The organization runs workshops and programs that mix tool education with real encouragement, so students leave feeling capable, not intimidated.
Girl With Grit founder and CEO Blythe Zemel said what she really wants students and educators to walk away with after a day in one of their events is “Mindset.”
Blythe explained that she once watched a “gender divide” play out in a welding class. Everyone was new, but the boys walked in excited, while some girls looked terrified. Her takeaway: it had nothing to do with ability; it was normalization.
“What I want is skills-based learning and project-based learning, such as tool education, to be a norm in our classrooms just like worksheets, so that the paradigm shifts and every child has an opportunity to grow their aptitudes and learn practical skills to help them grow in life and in mindset,” said Blythe.
Blythe is determined to make skills-based, project-based learning through the Kids With Grit curriculum available to classrooms so all the children can build practical skills and the confidence to try something new, even if they don’t end up loving it.
That’s also why their partnership with Education Service Center, Region 20 (ESC-20) matters. ESC-20 is one of 20 regional education service agencies in Texas that support school districts by helping improve student performance and strengthen school operations. The center does it in a collaborative, non-regulatory way.
Girl With Grit is working with ESC-20 to help empower teachers and students through the Girl With Grit curriculum and programs, including the Kids with Grit kits built around 36 hours of hands-on STEM and project-based learning with multiple projects, tools and PPE.

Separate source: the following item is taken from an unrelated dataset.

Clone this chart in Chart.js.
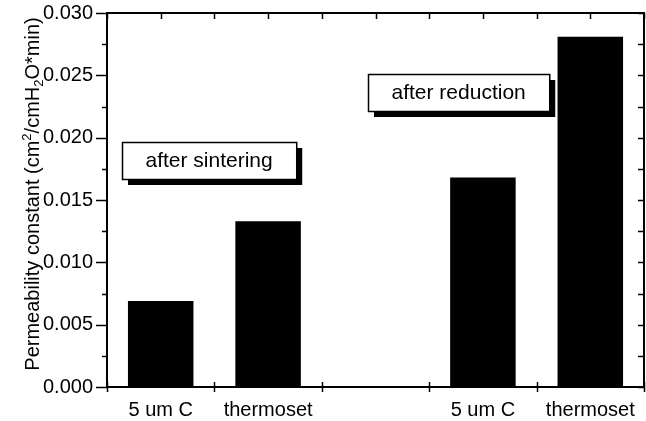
<!DOCTYPE html>
<html>
<head>
<meta charset="utf-8">
<script src="https://cdn.jsdelivr.net/npm/chart.js@4"></script>
<style>
  html, body { margin: 0; padding: 0; background: #fff; }
  #c { display: block; }
</style>
</head>
<body>
<canvas id="c" width="646" height="421"></canvas>
<script>
// ---- data ----
const categories = ["5 um C", "thermoset", "", "5 um C", "thermoset"];
const permeability = [0.0069, 0.0133, null, 0.0168, 0.0281];
const yMin = 0, yMax = 0.030, yMajorStep = 0.005, yMinorStep = 0.0025;
const noteTexts = ["after sintering", "after reduction"];
const noteCategoryPos = [0.45, 2.77];
const noteValues = [0.0182, 0.0236];
const yTitleParts = [
  { t: "Permeability constant (cm", k: "n" },
  { t: "2", k: "sup" },
  { t: "/cmH", k: "n" },
  { t: "2", k: "sub" },
  { t: "O*min)", k: "n" }
];

const FONT = "'Liberation Sans', Arial, sans-serif";

const framePlugin = {
  id: 'framePlugin',
  afterDraw(chart) {
    const ctx = chart.ctx;
    const a = chart.chartArea;
    const xs = chart.scales.x, ys = chart.scales.y;
    ctx.save();
    ctx.strokeStyle = '#000';
    ctx.fillStyle = '#000';
    // frame
    ctx.lineWidth = 2;
    ctx.strokeRect(a.left, a.top, a.right - a.left, a.bottom - a.top);
    // y ticks
    ctx.lineWidth = 1.5;
    const n = Math.round((yMax - yMin) / yMinorStep);
    for (let i = 0; i <= n; i++) {
      const v = yMin + i * yMinorStep;
      const y = Math.round(ys.getPixelForValue(v)) + 0.5;
      const major = i % 2 === 0;
      ctx.beginPath();
      ctx.moveTo(a.left - (major ? 11 : 5), y);
      ctx.lineTo(a.left, y);
      ctx.moveTo(a.right - 6, y);
      ctx.lineTo(a.right, y);
      ctx.stroke();
    }
    // x ticks
    for (let i = 0; i <= categories.length * 2; i++) {
      const x = Math.round(xs.getPixelForValue(i / 2 - 0.5)) + 0.5;
      ctx.beginPath();
      ctx.moveTo(x, a.top);
      ctx.lineTo(x, a.top + 6);
      ctx.stroke();
      if (i % 2 === 0) {
        ctx.beginPath();
        ctx.moveTo(x, a.bottom - 5);
        ctx.lineTo(x, a.bottom + 5);
        ctx.stroke();
      }
    }
    // annotation boxes
    ctx.font = '21px ' + FONT;
    ctx.textAlign = 'center';
    ctx.textBaseline = 'middle';
    noteTexts.forEach((t, i) => {
      const cx = xs.getPixelForValue(noteCategoryPos[i]);
      const cy = ys.getPixelForValue(noteValues[i]);
      const w = ctx.measureText(t).width + 47;
      const h = 37;
      const x0 = Math.round(cx - w / 2), y0 = Math.round(cy - h / 2);
      ctx.fillStyle = '#000';
      ctx.fillRect(x0 + 6, y0 + 6, w, h);
      ctx.fillStyle = '#fff';
      ctx.fillRect(x0, y0, w, h);
      ctx.lineWidth = 1.5;
      ctx.strokeStyle = '#000';
      ctx.strokeRect(x0 + 0.5, y0 + 0.5, w, h);
      ctx.fillStyle = '#000';
      ctx.fillText(t, x0 + w / 2, y0 + h / 2 + 1);
    });
    // y axis title
    const fsN = 20, fsS = 13;
    let total = 0;
    yTitleParts.forEach(p => {
      ctx.font = (p.k === 'n' ? fsN : fsS) + 'px ' + FONT;
      p.w = ctx.measureText(p.t).width;
      total += p.w;
    });
    const cyT = (a.top + a.bottom) / 2 - 6;
    ctx.translate(39, cyT);
    ctx.rotate(-Math.PI / 2);
    ctx.textAlign = 'left';
    ctx.textBaseline = 'alphabetic';
    let xp = -total / 2;
    yTitleParts.forEach(p => {
      ctx.font = (p.k === 'n' ? fsN : fsS) + 'px ' + FONT;
      const dy = p.k === 'sup' ? -8 : (p.k === 'sub' ? 4 : 0);
      ctx.fillText(p.t, xp, dy);
      xp += p.w;
    });
    ctx.restore();
  }
};

new Chart(document.getElementById('c'), {
  type: 'bar',
  data: {
    labels: categories,
    datasets: [{
      data: permeability,
      backgroundColor: '#000',
      borderWidth: 0,
      categoryPercentage: 1,
      barPercentage: 0.61
    }]
  },
  options: {
    responsive: false,
    animation: false,
    devicePixelRatio: 1,
    layout: { padding: { left: 0, right: 2, top: 13, bottom: 0 } },
    plugins: { legend: { display: false }, tooltip: { enabled: false } },
    scales: {
      x: {
        type: 'category',
        offset: true,
        grid: { display: false, drawTicks: false },
        border: { display: false },
        ticks: { color: '#000', font: { family: FONT, size: 20 }, padding: 11, maxRotation: 0, autoSkip: false },
        afterFit(s) { s.height = 34; s.paddingLeft = 0; s.paddingRight = 0; }
      },
      y: {
        min: yMin, max: yMax,
        grid: { display: false, drawTicks: false },
        border: { display: false },
        ticks: {
          stepSize: yMajorStep,
          color: '#000',
          font: { family: FONT, size: 20 },
          padding: 14,
          callback: v => Number(v).toFixed(3)
        },
        afterFit(s) { s.width = 107; s.paddingTop = 0; s.paddingBottom = 0; }
      }
    }
  },
  plugins: [framePlugin]
});
</script>
</body>
</html>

Further reading: Girl With Grit to offer ‘Train-the-Trainer’ session at Mitchell Lake Audubon Center in May
From the ESC-20 side, Angela Votion, Consultant, Gifted & STEM Education, said she was pulled in by the mission because it tackles a problem that she’s seen up close.
Girls and plenty of other children are being told that they don’t belong in labs, shops or hands-on spaces.

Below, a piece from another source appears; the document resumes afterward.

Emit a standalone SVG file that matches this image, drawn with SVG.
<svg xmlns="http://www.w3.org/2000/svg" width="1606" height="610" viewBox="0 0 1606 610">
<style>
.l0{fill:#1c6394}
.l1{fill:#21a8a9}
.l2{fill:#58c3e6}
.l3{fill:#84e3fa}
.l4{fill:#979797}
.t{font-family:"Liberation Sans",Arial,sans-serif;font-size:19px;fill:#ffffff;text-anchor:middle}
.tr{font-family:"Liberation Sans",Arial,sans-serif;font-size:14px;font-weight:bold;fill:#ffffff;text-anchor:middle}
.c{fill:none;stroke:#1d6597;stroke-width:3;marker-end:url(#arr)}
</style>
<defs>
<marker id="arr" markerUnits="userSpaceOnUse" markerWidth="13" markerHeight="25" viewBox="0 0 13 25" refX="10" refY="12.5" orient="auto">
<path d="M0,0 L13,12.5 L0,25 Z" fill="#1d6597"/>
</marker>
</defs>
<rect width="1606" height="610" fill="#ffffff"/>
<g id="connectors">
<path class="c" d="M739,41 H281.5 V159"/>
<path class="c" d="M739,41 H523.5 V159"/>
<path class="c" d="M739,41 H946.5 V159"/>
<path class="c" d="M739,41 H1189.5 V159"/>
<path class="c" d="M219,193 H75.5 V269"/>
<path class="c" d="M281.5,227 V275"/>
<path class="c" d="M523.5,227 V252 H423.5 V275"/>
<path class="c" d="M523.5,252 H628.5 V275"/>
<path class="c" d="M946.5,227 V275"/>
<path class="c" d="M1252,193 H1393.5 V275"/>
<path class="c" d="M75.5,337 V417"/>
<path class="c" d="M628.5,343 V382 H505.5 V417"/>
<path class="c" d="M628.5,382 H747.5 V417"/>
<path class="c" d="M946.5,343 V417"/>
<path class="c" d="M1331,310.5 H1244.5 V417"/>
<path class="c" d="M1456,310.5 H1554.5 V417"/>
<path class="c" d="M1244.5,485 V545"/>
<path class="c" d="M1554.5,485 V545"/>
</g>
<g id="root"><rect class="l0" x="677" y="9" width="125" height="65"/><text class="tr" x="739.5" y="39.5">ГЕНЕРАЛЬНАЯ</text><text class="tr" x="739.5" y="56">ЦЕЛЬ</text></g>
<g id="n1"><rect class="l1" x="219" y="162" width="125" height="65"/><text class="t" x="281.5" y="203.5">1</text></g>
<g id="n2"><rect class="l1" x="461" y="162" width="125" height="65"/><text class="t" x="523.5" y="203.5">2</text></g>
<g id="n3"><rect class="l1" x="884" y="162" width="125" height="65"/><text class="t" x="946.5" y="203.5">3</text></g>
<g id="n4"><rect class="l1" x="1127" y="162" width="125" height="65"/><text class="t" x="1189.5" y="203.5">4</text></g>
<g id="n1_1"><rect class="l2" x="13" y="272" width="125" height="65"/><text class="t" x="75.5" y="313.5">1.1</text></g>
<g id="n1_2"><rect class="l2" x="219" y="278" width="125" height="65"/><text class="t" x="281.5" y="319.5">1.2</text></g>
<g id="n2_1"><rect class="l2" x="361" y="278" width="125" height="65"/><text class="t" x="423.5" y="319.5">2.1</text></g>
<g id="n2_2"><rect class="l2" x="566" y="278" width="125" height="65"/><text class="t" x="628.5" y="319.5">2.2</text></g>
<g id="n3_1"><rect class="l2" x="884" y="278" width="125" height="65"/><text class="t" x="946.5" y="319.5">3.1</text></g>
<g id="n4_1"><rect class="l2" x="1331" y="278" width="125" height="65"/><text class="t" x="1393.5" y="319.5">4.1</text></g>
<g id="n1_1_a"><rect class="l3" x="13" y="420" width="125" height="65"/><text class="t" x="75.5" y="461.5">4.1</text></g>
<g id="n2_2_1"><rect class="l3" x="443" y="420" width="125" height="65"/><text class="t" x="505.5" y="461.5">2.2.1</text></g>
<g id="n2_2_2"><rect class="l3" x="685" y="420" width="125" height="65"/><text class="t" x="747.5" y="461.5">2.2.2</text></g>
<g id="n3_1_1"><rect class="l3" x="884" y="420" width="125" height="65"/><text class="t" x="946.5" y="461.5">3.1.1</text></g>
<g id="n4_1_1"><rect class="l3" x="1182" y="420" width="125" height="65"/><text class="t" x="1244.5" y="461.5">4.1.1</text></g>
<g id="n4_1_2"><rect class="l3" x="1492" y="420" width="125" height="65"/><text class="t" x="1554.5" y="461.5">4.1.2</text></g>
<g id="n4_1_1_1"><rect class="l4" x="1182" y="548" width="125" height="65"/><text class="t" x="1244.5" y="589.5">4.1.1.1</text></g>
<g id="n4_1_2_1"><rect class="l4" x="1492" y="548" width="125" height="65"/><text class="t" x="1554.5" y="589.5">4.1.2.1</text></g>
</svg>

“Too often, girls are made to feel that spaces like workshops and labs aren’t meant for them, something I experienced as a young girl many times, but this collaborative work looks to actively change that narrative, and not just for girls but for all,” Angela said. “With these kits and camps, students don’t just learn practical skills, they discover that they belong anywhere they choose to be.”
She also emphasized that strong implementation depends on teachers feeling supported and confident while leading hands-on learning, creating classrooms where students can safely try, mess up, problem-solve, and keep going, and connecting the projects back to core skills like spatial reasoning, engineering design, and resilience.
So how can the community help?
Donating is the simplest, most direct way to expand access, because these kits, tools, safety gear, training and workshop experiences cost money. The whole point is getting them into the hands of students who might not otherwise get the chance. Corporate sponsors can step in by funding kits, which makes the program stick.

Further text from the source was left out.